Tucker Carlson does not have the power to expose politicians’ hidden beliefs, but he can pressure politicians to briefly expose their hidden priorities.
“That’s not my concern,” former Vice President Mike Pence snapped when Carlson pressured him on growing aid for Ukraine as U.S. cities decline.
“Tucker, I hope we’ll be able to talk about some issues,” former Arkansas Gov. Asa Hutchinson complained when Carlson asked him about the government policy of pushing troubled children into “transgender” sterility and loneliness.
“That’s a very difficult task to deport them all at one time,” Sen. Tim Scott (R-SC) dodged when Carlson asked him about deporting Joe Biden’s new flood of several million job-seeking illegals. But he was very clear that illegals should not be allowed to get the citizenship status that enables them to vote on whether or not politicians keep their jobs.
Former President Donald Trump declined the opportunity to face Carlson, who has not always been complimentary about Trump’s ability to push popular reforms through the hostile D.C. swamp.
Trump’s exit left Carlson to dominate the July 14 Family Leadership Summit in Iowa.
But Carlson combined his tough questions with entertainment — because he’s spent decades watching his ratings rise and fall in various cable TV shows. So he wrapped the political drama in humor:
“Who blew up the Nord Stream Pipeline?” he asked former Gov. Nikki Haley.
“I don’t know … there are a lot of things strange with the Biden administration,” she replied.
“If they’re still classifying the JFK assassination docs 60 years later, they’re just mocking us, aren’t they?” he asked Haley.
“It’s the same thing with the UFOs,” she replied, adding:
They’re totally making everybody want to know what happened. You just need to release all of that. Release it all let us see it. There’s no reason to hold on to that. Now release it.
“What’s your guess on that?” Carlson asked Florida Gov. Ron DeSantis when DeSantis denounced the government’s tepid investigation into the discovery of a bag of cocaine in a White House lobby.
Carlson is free to ask difficult questions since he is not working for the establishment media. He lost his evening TV show because his populist questions prompted Fox’s establishment board to shut him down, despite the resulting huge loss of viewers.
In fact, Carlson has a pocketbook and a ratings incentive to keep the pressure on politicians. Millions of ordinary Americans have given up on the establishment’s media coverage of the establishment’s political priorities. That popularity was made clear the next day when Carlson spoke at the TPUSA Conference in Florida:
So Carlson kept the questions lively at the Iowa summit by jumping from subject to subject.
But that liveliness also makes it harder for viewers to compare each candidate.
For example, he asked Scott a question that should be asked of all politicians: “What are the big issues on which you disagree with your donors?”
Scott evaded the question, but Florida’s DeSantis made a point of directly answering the question without being asked:
[Abortion and life] is a critical issue, and it is one that I’m happy to have done, and oh, by the way, this is an issue where I had a lot of supporters who were averse to me on this.
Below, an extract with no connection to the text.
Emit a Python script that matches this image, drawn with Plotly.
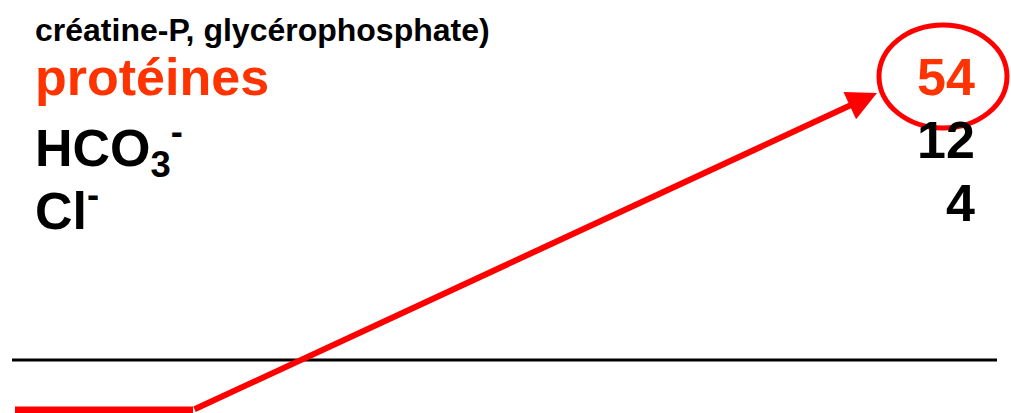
import plotly.graph_objects as go

# slide fragment: ion list with values, red circle + arrow
header_text = "créatine-P, glycérophosphate)"
ion_labels = ["protéines", "HCO<sub>3</sub><sup>-</sup>", "Cl<sup>-</sup>"]
ion_values = ["54", "12", "4"]
ion_baselines = [94, 157, 220]
ion_colors = ["#FF3300", "#000000", "#000000"]

# red path (pixel coordinates of the slide)
path_x = [15, 193]
path_y = [410, 410]
arrow_tail = (193, 410)
arrow_tip = (877, 93)
circle_box = (879, 25, 1007, 128)
rule_x = [12, 997]
rule_y = [360, 360]

W, H = 1011, 413
FONT = "Liberation Sans, Arial, sans-serif"
BIG = 52

fig = go.Figure()

fig.add_trace(go.Scatter(x=rule_x, y=rule_y, mode="lines",
                         line=dict(color="black", width=3), hoverinfo="skip"))
fig.add_trace(go.Scatter(x=path_x, y=path_y, mode="lines",
                         line=dict(color="#FF0000", width=7), hoverinfo="skip"))

fig.add_shape(type="circle", xref="x", yref="y",
              x0=circle_box[0], y0=circle_box[1], x1=circle_box[2], y1=circle_box[3],
              line=dict(color="#FF0000", width=5))

# header line
fig.add_annotation(x=33, y=40 - 30, xref="x", yref="y", text=header_text,
                   showarrow=False, xanchor="left", yanchor="top",
                   font=dict(family=FONT, size=32, color="black", weight="bold"))

for lab, val, base, col in zip(ion_labels, ion_values, ion_baselines, ion_colors):
    fig.add_annotation(x=33, y=base - 48, xref="x", yref="y", text=lab,
                       showarrow=False, xanchor="left", yanchor="top",
                       font=dict(family=FONT, size=BIG, color=col, weight="bold"))
    fig.add_annotation(x=977, y=base - 48, xref="x", yref="y", text=val,
                       showarrow=False, xanchor="right", yanchor="top",
                       font=dict(family=FONT, size=BIG, color=col, weight="bold"))

# arrow
fig.add_annotation(x=arrow_tip[0], y=arrow_tip[1], ax=arrow_tail[0], ay=arrow_tail[1],
                   xref="x", yref="y", axref="x", ayref="y", text="",
                   showarrow=True, arrowhead=2, arrowsize=1.0, arrowwidth=6,
                   arrowcolor="#FF0000", standoff=0, startstandoff=0)

fig.update_xaxes(range=[0, W], visible=False)
fig.update_yaxes(range=[H, 0], visible=False)
fig.update_layout(width=W, height=H, margin=dict(l=0, r=0, t=0, b=0),
                  showlegend=False, plot_bgcolor="white", paper_bgcolor="white")

fig.write_html("out.html", config={"displayModeBar": False},
               post_script="document.body.style.margin='0';")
Donors saying they didn’t want to support me if I stood for life. It’s been written about how I lost a lot of really big supporters. Some of them just aren’t pro-life, some of them think it’s a political liability. And at the end of the day, you get into office to be able to do what’s right. And you’ve got to stand on principle and you’ve got to say, “Why am I here?” If you’re here to contort yourself into a pretzel, to try to not have to take on big issues, to take the political road that’s easier to travel, then you’re not somebody that’s dependable. So we stood up, we did what was right. We lost some support as a result of that. But if I had a chance to do it again, I do it every day of the week and twice on Sunday.
Several of the politicians stared daggers at Carlson — and the leading candidate refused to sit in the hot seat.
“I’m going to appoint Tucker Carlson as my bye-bye ambassador, to figure this out,” Scott responded when Carlson asked him about the government’s ability to deport migrants.
All the more reason for Carlson to keep asking questions that reveal the true nature of the GOP’s polished, protected, and sometimes pompous politicians.